Does the "Flow" Distorted Time Criterion Work in Large Time Chunks, Too?

I’m a big fan of “Flow” — the “mental state of operation in which the person is fully immersed in what he or she is doing, characterized by a feeling of energized focus, full involvement, and success in the process of the activity.”

One of the main ways to identify whether you’re in a flow state is if time flies. If you start on a task at 2 PM, and suddenly you look at the clock and it’s 5:30 PM already and it felt like just a minute.

I was talking the other day to a workaholic. She said, “The past five years have just flown right by.”

It got me thinking. Does the distorted time criterion indicate a flow state for large chunks of time — five years — as much as for short periods of time? I’m not so sure. Although we all process and remember time differently, my sense is people who have rich memories and specific guideposts when asked to consider the last five years probably were more immersed in life than those for whom the time “just flew by”.

5 comments on “Does the "Flow" Distorted Time Criterion Work in Large Time Chunks, Too?
  • When you talk to older people they comment on how time seems to be faster when they get older. Although this could possibly be due to having each year represent a smaller percentage of their total experience, I think it might be due to the fact that their lives are simply more routine.

    Memories don’t seem to be indicative of time, but of the intensity and newness of each experience. Routine activities are blurred over and new or emotionally involved experiences stick.

    Great post, Ben.

  • I believe that flow works in the opposite way when it comes to big time chunks–the more flow you experience, the more you accomplish, the more time seems to have passed when you look back.

    Saying, “The past five years have flown by,” probably indicates a lack of flow.

  • Insightful point.
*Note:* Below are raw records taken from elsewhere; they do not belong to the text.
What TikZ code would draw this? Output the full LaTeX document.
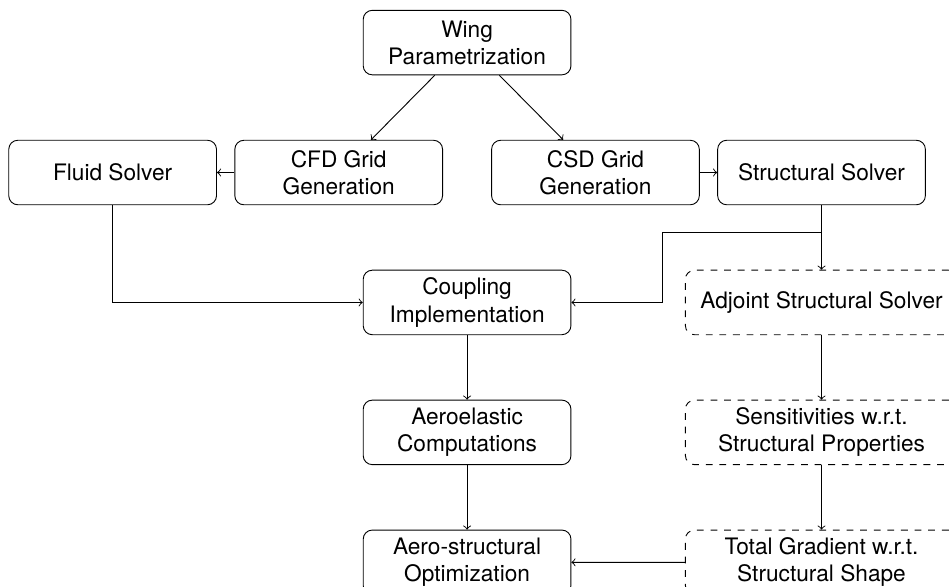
\documentclass[tikz,border=0pt]{standalone}
\usepackage{fontspec}
\setmainfont{TeX Gyre Heros}
\usepackage{tikz}
\usetikzlibrary{positioning,calc}

\begin{document}
\begin{tikzpicture}[
node distance=1cm,
box/.style={
draw,
rounded corners,
align=center,
minimum width=3.22cm,
minimum height=1cm
},
dashbox/.style={
draw,
dashed,
rounded corners,
align=center,
minimum width=4.22cm,
minimum height=1cm
},
arrow/.style={
->
}
]

\useasboundingbox (0,0) rectangle (14.71,-9.085);
\clip (0,0) rectangle (14.71,-9.085);


% Parametrization and grids

\node (wing) [box] at (7.24,-0.66)
{Wing\\Parametrization};

\node (cfd) [box, below=1cm of wing, xshift=-1.99cm]
{CFD Grid\\Generation};

\node (csd) [box, below=1cm of wing, xshift=1.99cm]
{CSD Grid\\Generation};


\draw[arrow] (wing) -- (cfd);
\draw[arrow] (wing) -- (csd);


% Solvers

\node (fluid) [box, left=0.27cm of cfd]
{Fluid Solver};

\node (struct) [box, right=0.27cm of csd]
{Structural Solver};


\draw[arrow] (cfd) -- (fluid);
\draw[arrow] (csd) -- (struct);


% Coupling chain

\node (coupling) [box, below=1cm of $(cfd.south)!0.5!(csd.south)$]
{Coupling\\Implementation};

\node (aeroel) [box, below=1cm of coupling]
{Aeroelastic\\Computations};

\node (optim) [box, below=1cm of aeroel]
{Aero-structural\\Optimization};


\coordinate (split) at ($(struct.south)+(0,-0.42)$);

\draw[arrow] (fluid.south) |- (coupling.west);
\draw[arrow] (struct.south) -- (split) -- ++(-2.47,0) |- (coupling.east);
\draw[arrow] (coupling) -- (aeroel);
\draw[arrow] (aeroel) -- (optim);


% Adjoint chain

\node (adjoint) [dashbox, below=1cm of struct]
{Adjoint Structural Solver};

\node (sens) [dashbox, below=1cm of adjoint]
{Sensitivities w.r.t.\\Structural Properties};

\node (total) [dashbox, below=1cm of sens]
{Total Gradient w.r.t.\\Structural Shape};


\draw[arrow] (split) -- (adjoint);
\draw[arrow] (adjoint) -- (sens);
\draw[arrow] (sens) -- (total);
\draw[arrow] (total) -- (optim);


\end{tikzpicture}
\end{document}
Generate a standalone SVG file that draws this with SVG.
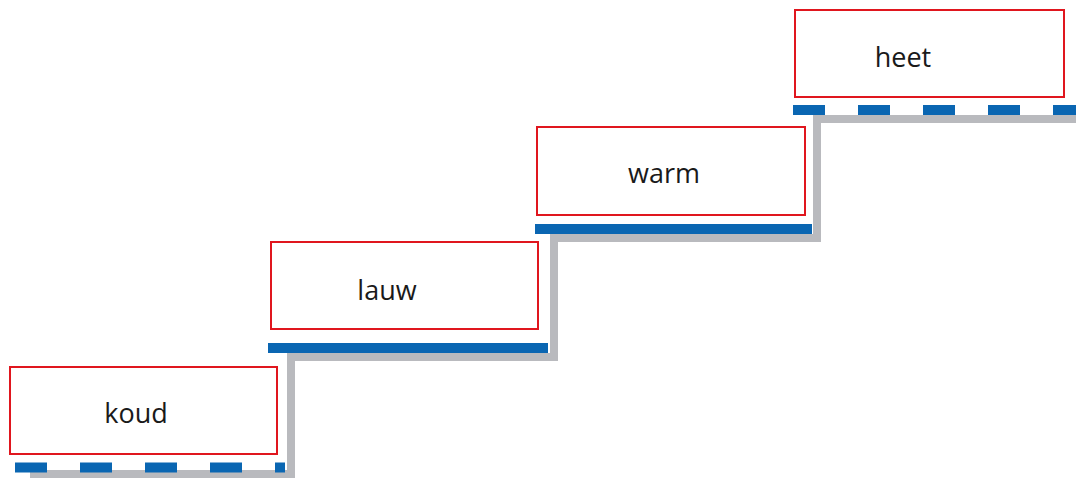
<svg xmlns="http://www.w3.org/2000/svg" width="1076" height="478" viewBox="0 0 1076 478">
<style>
.box{fill:#fff;stroke:#e0161e;stroke-width:2}
.lbl{font-family:"Open Sans","Liberation Sans",sans-serif;font-size:27px;fill:#1a1a1a;text-anchor:middle}
.shadow{fill:none;stroke:#b9babe;stroke-width:8}
.tread{stroke:#0a66b2;stroke-width:10}
.dash{stroke-dasharray:32 33}
</style>
<rect width="1076" height="478" fill="#fff"/>
<g id="connectors">
<path class="shadow" d="M30,474 H291 V357 H554 V238 H817 V119 H1076"/>
<line class="tread dash" x1="15" y1="467.5" x2="285" y2="467.5"/>
<line class="tread" x1="268" y1="348" x2="548" y2="348"/>
<line class="tread" x1="535" y1="229" x2="812" y2="229"/>
<line class="tread dash" x1="793" y1="110" x2="1076" y2="110"/>
</g>
<g id="koud"><rect class="box" x="10" y="367" width="267" height="87"/><text class="lbl" x="136" y="423">koud</text></g>
<g id="lauw"><rect class="box" x="271" y="242" width="267" height="87"/><text class="lbl" x="387" y="300">lauw</text></g>
<g id="warm"><rect class="box" x="537" y="127" width="268" height="88"/><text class="lbl" x="664" y="183">warm</text></g>
<g id="heet"><rect class="box" x="795" y="10" width="269" height="87"/><text class="lbl" x="903" y="67">heet</text></g>
</svg>
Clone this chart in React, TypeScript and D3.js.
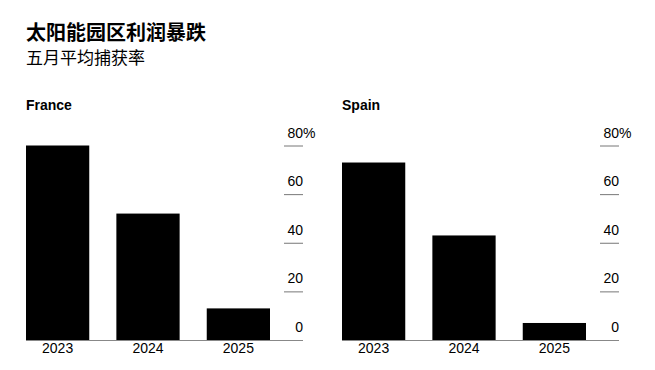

I can’t even imagine 5 years simply “flying by.” 5 years ago, I was 13 and I knew nothing. Now I’m 18 and at least I know that I know nothing.

    Then again, maybe by saying that the past 5 years had flown by, she was implying that so much had happened in that time that she could not even begin to explain it all. It is better to not be able to explain the last five years in a paragraph than to be able to, right?